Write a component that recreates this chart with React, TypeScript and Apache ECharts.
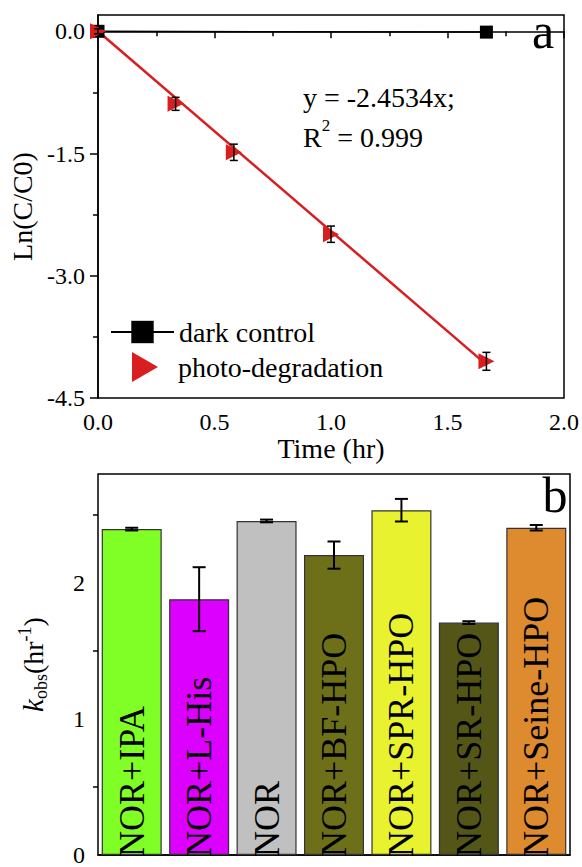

────────────────

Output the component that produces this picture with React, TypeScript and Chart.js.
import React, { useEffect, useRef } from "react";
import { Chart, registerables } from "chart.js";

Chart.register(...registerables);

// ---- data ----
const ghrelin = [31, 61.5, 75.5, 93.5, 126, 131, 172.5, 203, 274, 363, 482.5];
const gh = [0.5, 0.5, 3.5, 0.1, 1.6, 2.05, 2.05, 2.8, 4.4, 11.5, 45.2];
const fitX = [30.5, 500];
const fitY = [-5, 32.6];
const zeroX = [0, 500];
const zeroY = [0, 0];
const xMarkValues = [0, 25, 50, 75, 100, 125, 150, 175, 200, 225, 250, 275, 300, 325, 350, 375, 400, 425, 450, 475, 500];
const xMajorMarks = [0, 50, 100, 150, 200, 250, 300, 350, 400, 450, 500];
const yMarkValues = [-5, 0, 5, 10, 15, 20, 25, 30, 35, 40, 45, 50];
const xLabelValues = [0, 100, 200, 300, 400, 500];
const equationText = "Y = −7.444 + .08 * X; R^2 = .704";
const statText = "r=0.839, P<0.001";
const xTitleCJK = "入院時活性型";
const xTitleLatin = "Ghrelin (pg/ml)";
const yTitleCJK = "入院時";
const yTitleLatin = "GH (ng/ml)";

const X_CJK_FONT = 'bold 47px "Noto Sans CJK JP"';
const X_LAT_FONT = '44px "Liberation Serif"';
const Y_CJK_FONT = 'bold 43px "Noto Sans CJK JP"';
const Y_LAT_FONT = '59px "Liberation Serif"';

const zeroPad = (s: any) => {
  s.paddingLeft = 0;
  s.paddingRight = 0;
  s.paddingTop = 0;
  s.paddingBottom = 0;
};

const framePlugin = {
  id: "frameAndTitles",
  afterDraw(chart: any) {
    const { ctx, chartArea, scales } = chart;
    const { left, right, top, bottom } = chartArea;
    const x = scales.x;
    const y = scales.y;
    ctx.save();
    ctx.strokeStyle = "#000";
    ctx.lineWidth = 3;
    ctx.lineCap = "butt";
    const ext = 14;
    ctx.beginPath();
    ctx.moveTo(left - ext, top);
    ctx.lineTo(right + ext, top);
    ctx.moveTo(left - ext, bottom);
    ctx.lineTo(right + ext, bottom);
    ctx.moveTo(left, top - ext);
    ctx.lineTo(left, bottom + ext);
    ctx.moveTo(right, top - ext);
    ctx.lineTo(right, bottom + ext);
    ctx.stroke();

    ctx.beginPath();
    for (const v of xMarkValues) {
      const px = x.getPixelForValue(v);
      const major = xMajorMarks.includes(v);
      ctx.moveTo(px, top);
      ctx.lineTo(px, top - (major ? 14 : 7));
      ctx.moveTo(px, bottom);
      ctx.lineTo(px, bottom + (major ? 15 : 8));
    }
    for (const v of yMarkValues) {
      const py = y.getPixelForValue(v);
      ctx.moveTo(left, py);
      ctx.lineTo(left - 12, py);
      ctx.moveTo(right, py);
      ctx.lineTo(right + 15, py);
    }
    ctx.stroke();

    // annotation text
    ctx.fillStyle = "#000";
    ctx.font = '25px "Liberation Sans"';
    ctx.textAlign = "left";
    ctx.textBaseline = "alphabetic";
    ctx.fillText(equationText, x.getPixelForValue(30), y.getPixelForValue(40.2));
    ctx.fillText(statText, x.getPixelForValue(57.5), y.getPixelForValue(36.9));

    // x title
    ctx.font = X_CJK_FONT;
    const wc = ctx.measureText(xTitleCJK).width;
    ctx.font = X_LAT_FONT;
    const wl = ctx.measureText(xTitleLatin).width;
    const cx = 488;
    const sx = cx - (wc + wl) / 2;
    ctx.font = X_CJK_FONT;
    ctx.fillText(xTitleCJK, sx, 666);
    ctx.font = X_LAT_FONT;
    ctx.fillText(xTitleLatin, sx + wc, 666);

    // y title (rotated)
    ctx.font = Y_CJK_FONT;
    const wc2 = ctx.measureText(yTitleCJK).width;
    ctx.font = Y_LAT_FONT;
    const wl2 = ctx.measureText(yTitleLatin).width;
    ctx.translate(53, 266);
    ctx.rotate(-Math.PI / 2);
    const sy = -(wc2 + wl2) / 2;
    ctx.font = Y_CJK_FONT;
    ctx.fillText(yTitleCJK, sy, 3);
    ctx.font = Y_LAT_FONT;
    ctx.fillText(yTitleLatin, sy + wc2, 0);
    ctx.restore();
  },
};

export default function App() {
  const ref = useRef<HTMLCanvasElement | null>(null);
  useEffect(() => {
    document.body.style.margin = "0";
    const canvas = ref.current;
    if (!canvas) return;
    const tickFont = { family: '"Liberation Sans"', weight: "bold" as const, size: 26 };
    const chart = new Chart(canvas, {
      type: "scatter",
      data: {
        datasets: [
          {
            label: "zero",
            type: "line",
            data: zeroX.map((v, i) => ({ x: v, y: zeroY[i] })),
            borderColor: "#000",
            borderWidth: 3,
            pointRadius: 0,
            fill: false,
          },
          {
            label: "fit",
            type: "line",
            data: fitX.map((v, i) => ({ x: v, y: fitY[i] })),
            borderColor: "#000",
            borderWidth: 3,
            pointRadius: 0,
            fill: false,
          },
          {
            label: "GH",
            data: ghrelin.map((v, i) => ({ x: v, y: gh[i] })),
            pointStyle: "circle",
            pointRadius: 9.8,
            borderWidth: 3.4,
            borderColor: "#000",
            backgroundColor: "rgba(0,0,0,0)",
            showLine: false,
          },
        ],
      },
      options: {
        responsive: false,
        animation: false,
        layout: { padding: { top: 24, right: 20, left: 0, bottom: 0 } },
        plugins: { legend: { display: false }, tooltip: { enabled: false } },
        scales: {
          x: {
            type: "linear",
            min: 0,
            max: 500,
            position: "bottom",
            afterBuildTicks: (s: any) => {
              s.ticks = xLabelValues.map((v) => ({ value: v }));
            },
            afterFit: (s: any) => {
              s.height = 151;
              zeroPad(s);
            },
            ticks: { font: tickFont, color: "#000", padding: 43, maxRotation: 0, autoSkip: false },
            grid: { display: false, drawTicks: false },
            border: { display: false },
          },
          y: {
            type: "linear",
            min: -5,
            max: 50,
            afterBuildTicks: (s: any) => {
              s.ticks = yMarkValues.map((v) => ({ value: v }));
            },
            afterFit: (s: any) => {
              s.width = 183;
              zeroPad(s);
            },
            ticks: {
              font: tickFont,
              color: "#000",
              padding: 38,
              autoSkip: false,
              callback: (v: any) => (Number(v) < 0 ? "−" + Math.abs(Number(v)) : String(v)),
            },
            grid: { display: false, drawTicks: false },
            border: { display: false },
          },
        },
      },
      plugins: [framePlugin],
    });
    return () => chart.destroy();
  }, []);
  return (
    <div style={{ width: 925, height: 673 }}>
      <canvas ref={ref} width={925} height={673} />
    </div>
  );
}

────────────────

Using the records above, find and show each line with the string "component".

Write a component that recreates this chart with React, TypeScript and Apache ECharts.
Output the component that produces this picture with React, TypeScript and Chart.js.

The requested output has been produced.